Renowned directors Steven Spielberg, Martin Scorsese, and Paul Thomas Anderson have united in defense of their beloved TV channel, Turner Classic Movies (TCM), following a string of layoffs orchestrated by Warner Bros. Discovery CEO David Zaslav.
According to IndieWire, the prestigious filmmakers partook in an "emergency call" with Zaslav to discuss the channel's future and the abrupt dismissal of several key figures, including Genevieve McGillicuddy, the director of the annual TCM Film Festival—an event Spielberg fervently supports.
TCM, cherished for its commitment to airing classic movies, has been the recipient of unwavering support from all three directors. Scorsese often reveals how the channel serves as the backdrop during his film editing sessions, asserting its influence on his creative process.
Spielberg, a longstanding ally of the channel, has devoted considerable time and effort, contributing to numerous documentary shorts and championing the channel whenever possible.
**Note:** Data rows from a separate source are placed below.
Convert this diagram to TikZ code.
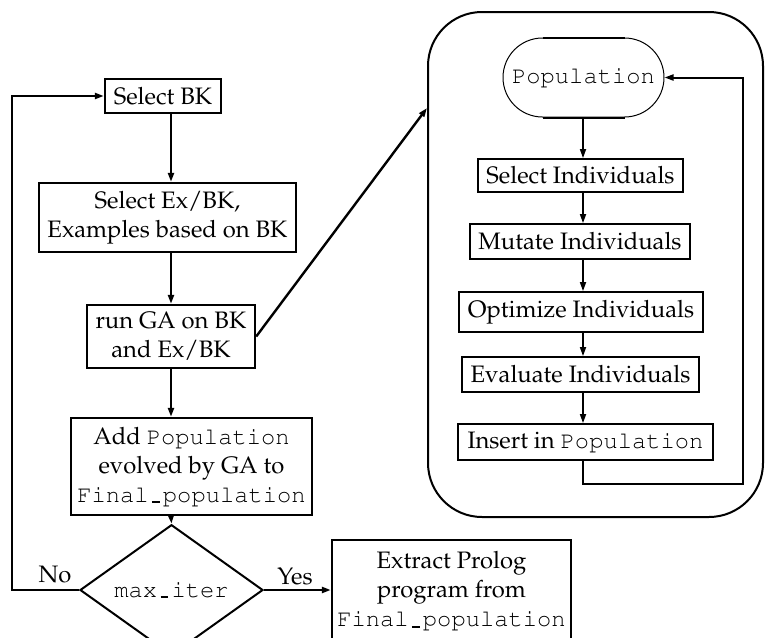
\documentclass[tikz,border=0pt]{standalone}
\usepackage[T1]{fontenc}
\usepackage{mathpazo}
\usepackage{courier}
\usetikzlibrary{shapes.geometric,shapes.misc,arrows.meta}

% short underscore bar, one typewriter cell wide
\newcommand{\usbar}{\makebox[0.6em]{\rule[-0.05em]{0.32em}{0.09em}}}

\begin{document}
\begin{tikzpicture}[x=0.5pt,y=-0.5pt,
  font=\fontsize{11.9}{14.5}\selectfont,
  tip/.style={-{Triangle[length=4.5pt,width=3pt]}},
  lbox/.style={draw, line width=1.2pt, inner sep=0pt, align=center},
  rbox/.style={draw, line width=0.9pt, inner sep=0pt, align=center},
  larrow/.style={tip, line width=1.2pt},
  rarrow/.style={tip, line width=0.8pt}]

\useasboundingbox (0,0) rectangle (765,637);

% main loop (left column)
\node[lbox, minimum width=58pt, minimum height=17pt] (selbk) at (163,96) {Select BK};
\node[lbox, minimum width=128.5pt, minimum height=34.5pt] (selex) at (167.5,217.5)
  {Select Ex/BK,\\Examples based on BK};
\node[lbox, minimum width=84pt, minimum height=31.5pt] (runga) at (171,336.5)
  {run GA on BK\\and Ex/BK};
\node[lbox, minimum width=120.5pt, minimum height=48.5pt] (add) at (191.5,466.5)
  {Add \texttt{Population}\\evolved by GA to\\\texttt{Final\usbar population}};
\node[draw, diamond, line width=1pt, inner sep=0pt, minimum width=91.5pt,
  minimum height=47pt] (iter) at (171.5,590) {\texttt{max\usbar iter}};
\node[lbox, minimum width=119.5pt, minimum height=51pt] (extract) at (451.5,591)
  {Extract Prolog\\program from\\\texttt{Final\usbar population}};

\node (no) at (55,575) {No};
\node (yes) at (295,577) {Yes};

\coordinate (col) at (171,0);
\coordinate (lx) at (12,0);
\coordinate (h108) at (0,108);

\draw[larrow] (selbk.south -| col) -- (selex.north -| col);
\draw[larrow] (selex.south -| col) -- (runga.north -| col);
\draw[larrow] (runga.south -| col) -- (add.north -| col);
\draw[larrow] (add.south -| col) -- (iter.north);
\draw[larrow] (iter.west) -- (iter.west -| lx) |- (selbk.west);
\draw[larrow] (iter.east) -- (extract.west |- iter.east);

% genetic algorithm (right panel)
\node[draw, line width=1pt, rounded corners=27pt, minimum width=167.5pt,
  minimum height=252.5pt] (ga) at (595.5,264.5) {};
\draw[larrow] (runga.east) -- (ga.west |- h108);

\node[draw, rounded rectangle, line width=0.5pt, inner sep=0pt, minimum width=80.5pt,
  minimum height=39.5pt] (pop) at (583.5,77.5) {\texttt{Population}};
\draw[line width=1pt] ([xshift=-20.5pt]pop.north) -- ([xshift=20.5pt]pop.north);
\draw[line width=1pt] ([xshift=-20.5pt]pop.south) -- ([xshift=20.5pt]pop.south);

\node[rbox, minimum width=102.5pt, minimum height=16.5pt] (selind) at (580.5,175.5) {Select Individuals};
\node[rbox, minimum width=110pt, minimum height=17.5pt] (mutind) at (580,241.5) {Mutate Individuals};
\node[rbox, minimum width=122pt, minimum height=20pt] (optind) at (581,312) {Optimize Individuals};
\node[rbox, minimum width=118.5pt, minimum height=17.5pt] (evalind) at (580.5,374.5) {Evaluate Individuals};
\node[rbox, minimum width=127.5pt, minimum height=18pt] (insind) at (585.5,442) {Insert in \texttt{Population}};

\coordinate (rx) at (583,0);
\coordinate (loopc) at (743,484);

\draw[rarrow] (pop.south -| rx) -- (selind.north -| rx);
\draw[rarrow] (selind.south -| rx) -- (mutind.north -| rx);
\draw[rarrow] (mutind.south -| rx) -- (optind.north -| rx);
\draw[rarrow] (optind.south -| rx) -- (evalind.north -| rx);
\draw[rarrow] (evalind.south -| rx) -- (insind.north -| rx);
\draw[tip, line width=1pt] (insind.south -| rx) |- (loopc) |- (pop.east);

\end{tikzpicture}
\end{document}
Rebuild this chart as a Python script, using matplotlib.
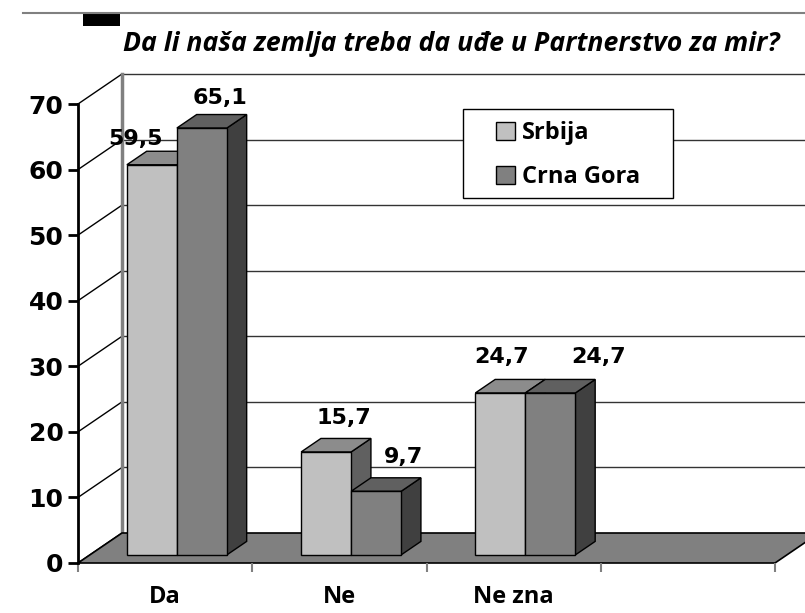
import matplotlib
matplotlib.use('Agg')
import matplotlib.pyplot as plt
from matplotlib.patches import Polygon, Rectangle
from matplotlib.lines import Line2D

# data
categories = ['Da', 'Ne', 'Ne zna']
series = ['Srbija', 'Crna Gora']
srbija = [59.5, 15.7, 24.7]
crna_gora = [65.1, 9.7, 24.7]
yticks = [0, 10, 20, 30, 40, 50, 60, 70]
title = 'Da li naša zemlja treba da uđe u Partnerstvo za mir?'

front_cols = ['#c0c0c0', '#808080']
top_cols = ['#8c8c8c', '#606060']
side_cols = ['#606060', '#404040']

W, H = 805, 613
fig = plt.figure(figsize=(W / 100, H / 100), dpi=100)
ax = fig.add_axes([78 / W, (H - 563) / H, (775 - 78) / W, (563 - 104) / H])
ax.set_xlim(0, 4)
ax.set_ylim(0, 70)

# depth offset of the 3d box (in data units)
DX = 44 / 174.25
DY = 30 / 6.557
d0, d1 = 0.27, 0.72
gap = 37 / 174.25
bw = 50 / 174.25

# floor
ax.add_patch(Polygon([(0, 0), (4, 0), (4 + DX, DY), (DX, DY)], closed=True,
                     facecolor='#808080', edgecolor='black', lw=1.2,
                     clip_on=False, zorder=1))
# back wall grid + side wall lines
for v in yticks[1:]:
    ax.add_line(Line2D([DX, 4 + DX], [v + DY, v + DY], color='#333333', lw=1,
                       clip_on=False, zorder=0.5))
for v in yticks:
    ax.add_line(Line2D([0, DX], [v, v + DY], color='black', lw=1,
                       clip_on=False, zorder=0.6))
ax.add_line(Line2D([DX, DX], [DY, 70 + DY], color='#808080', lw=2.5,
                   clip_on=False, zorder=0.7))

# bars
bdx, bdy = (d1 - d0) * DX, (d1 - d0) * DY
label_off = [[(-16, 26), (18, 30)], [(18, 34), (27, 34)], [(1, 36), (48, 36)]]
for i in range(len(categories)):
    for s, vals in enumerate([srbija, crna_gora]):
        v = vals[i]
        x = i + gap + d0 * DX + s * bw
        y0 = d0 * DY
        z = 3 + i * 2 + s
        ax.add_patch(Polygon([(x + bw, y0), (x + bw + bdx, y0 + bdy),
                              (x + bw + bdx, y0 + v + bdy), (x + bw, y0 + v)],
                             closed=True, facecolor=side_cols[s], edgecolor='black',
                             lw=1, clip_on=False, zorder=z))
        ax.add_patch(Polygon([(x, y0 + v), (x + bdx, y0 + v + bdy),
                              (x + bw + bdx, y0 + v + bdy), (x + bw, y0 + v)],
                             closed=True, facecolor=top_cols[s], edgecolor='black',
                             lw=1, clip_on=False, zorder=z))
        ax.bar(x, v, width=bw, bottom=y0, align='edge', color=front_cols[s],
               edgecolor='black', lw=1, clip_on=False, zorder=z)
        ax.annotate(f'{v:.1f}'.replace('.', ','), (x + bw / 2, y0 + v),
                    xytext=label_off[i][s], textcoords='offset pixels',
                    ha='center', va='center', fontsize=16, fontweight='bold',
                    family='DejaVu Sans', annotation_clip=False, zorder=20)

# axes styling
for sp in ['top', 'right', 'bottom']:
    ax.spines[sp].set_visible(False)
ax.spines['left'].set_linewidth(2)
ax.spines['left'].set_zorder(10)
ax.set_yticks(yticks)
ax.tick_params(axis='y', direction='out', length=7, width=2, pad=3.5,
               labelsize=18)
for t in ax.get_yticklabels():
    t.set_fontweight('bold')
    t.set_family('DejaVu Sans')
ax.set_xticks([0, 1, 2, 3, 4])
ax.set_xticklabels([])
ax.tick_params(axis='x', which='major', direction='out', length=6.5, width=1.5,
               color='#808080')
ax.set_xticks([0.5, 1.5, 2.5], minor=True)
ax.set_xticklabels(categories, minor=True, fontsize=17, fontweight='bold',
                   family='Open Sans')
ax.tick_params(axis='x', which='minor', length=0, pad=16)
ax.patch.set_visible(False)

# legend
fig.patches.append(Rectangle((463 / W, 1 - 198 / H), 210 / W, 89 / H,
                             transform=fig.transFigure, facecolor='white',
                             edgecolor='black', lw=1, zorder=30))
handles = [Rectangle((0, 0), 1, 1, facecolor=c, edgecolor='black', lw=1)
           for c in front_cols]
leg = fig.legend(handles, series, loc='upper left',
                 bbox_to_anchor=(496 / W, 1 - 121 / H), frameon=False,
                 prop={'family': 'Open Sans', 'weight': 'bold', 'size': 17},
                 handlelength=0.8, handleheight=0.8, handletextpad=0.3,
                 labelspacing=0.85, borderpad=0, borderaxespad=0)
leg.set_zorder(31)

# header
fig.add_artist(Line2D([23 / W, 1], [1 - 13 / H, 1 - 13 / H], color='#808080',
                      lw=1.5, transform=fig.transFigure))
fig.patches.append(Rectangle((83 / W, 1 - 26 / H), 37 / W, 13 / H,
                             transform=fig.transFigure, facecolor='black',
                             edgecolor='none'))
fig.text(123 / W, 1 - 51 / H, title, ha='left', va='baseline', fontsize=19.2,
         fontweight='bold', fontstyle='italic', family='Open Sans')

fig.savefig('out.png', dpi=100)
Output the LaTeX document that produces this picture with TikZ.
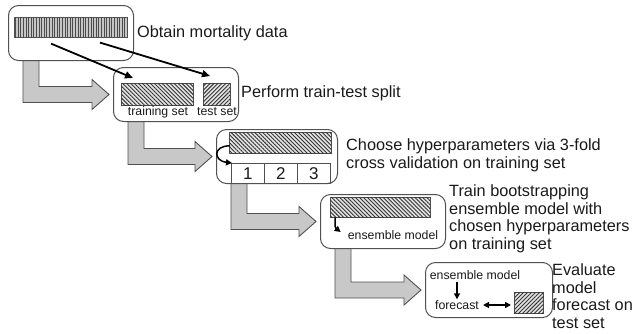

The iconic director has often emphasized TCM's uniqueness as one of the few remaining platforms for regular broadcast of older films.
Anderson, likewise, has showcased his admiration for the channel, referring to it as "holy ground."
Zaslav's Layoffs Rock TCM
Unfortunately, this revered sanctuary for cinema lovers recently suffered significant blows as Zaslav implemented broad layoffs, directly impacting TCM's leadership, including general manager Pola Changnon—a dedicated member of the team for 25 years.
This action led to a sizeable portion of the personnel responsible for curating TCM's film library being removed all at once. Zaslav, who has publicly acknowledged his fondness for TCM in the past, now faces the challenging task of defending his cost-cutting measures to a community of some of America's most respected directors.
Adding to this complexity is his objective of re-engaging these same directors, who were previously disillusioned by Warner Bros.' decision during the lockdown to primarily push their film content towards streaming platforms.
This move, perceived as unilateral by many cinephiles, has stirred the hornet's nest, causing this "emergency call" to resound loudly within the film industry.